Hatshepsut did not campaign in the north, but that was probably because she was able to maintain active and effective diplomatic connections there. Her father, Thutmose I, had already campaigned in Syria-Palestine, which raised awareness of Egypt’s growing military presence among the kings beyond the Sinai. With no evidence that any kings in northwest Asia decided to become aggressive just because a woman was on the throne, it seems that her gender made little difference in the politics of the region. Egypt’s position in the north, in Syria-Palestine, remained largely unchanged throughout her reign, and Hatshepsut never brought troops there—either because she did not have the strength to do it, or because the mere threat of her military power maintained some tribute payments. Possibly her campaigns to Nubia kept her men busy and rich without the complications of constant war on two fronts. Hatshepsut was smart enough to establish a steady stream of wealth from Nubia and Kerma in the south early in her reign; these were certainly much easier conquests than the urban Syrian centers of Kadesh and Megiddo to the north.

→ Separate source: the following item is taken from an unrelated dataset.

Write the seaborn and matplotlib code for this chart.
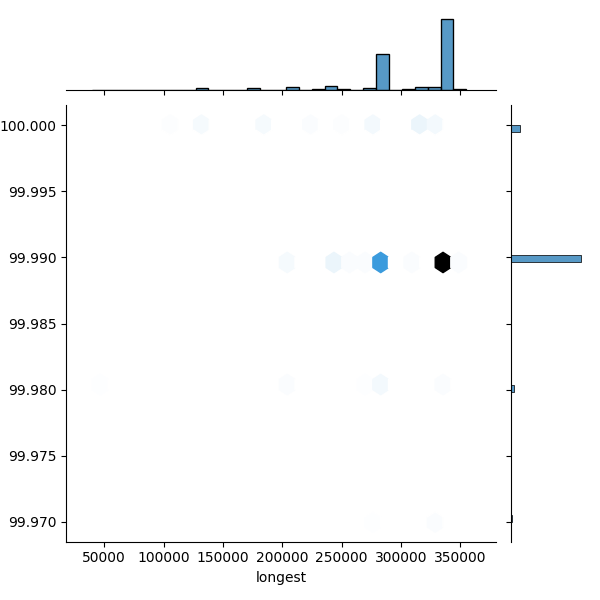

Hatshepsut knew that it was in Egypt’s and her own best interest for her co-king to be trained as a skilled general. There is reason to believe that she sent Thutmose III to the north of Egypt to learn about the system of border fortresses along the Sinai road and to train with the army at the ancient military stronghold of Perunefer, modern-day Tell el-Daba.
5
While he was there, his privileged training and military contacts likely helped him appreciate Egypt’s place in the Mediterranean and Near Eastern worlds. He would have met leaders from Babylon, Susa, Phoenicia, Anatolia, Canaan, and Crete. The Egyptians called the Cretans Keftiu and depicted them wearing colorful woolen garments and fabulous high looping hairstyles. In fact, everything Cretan was all the rage in Egypt during Thutmose’s adolescence. Artisans from Crete were invited to the royal palace at Perunefer to create frescoes in the colorful style of their people,
and bull-leaping demonstrations were likely incorporated into the royal court entertainment.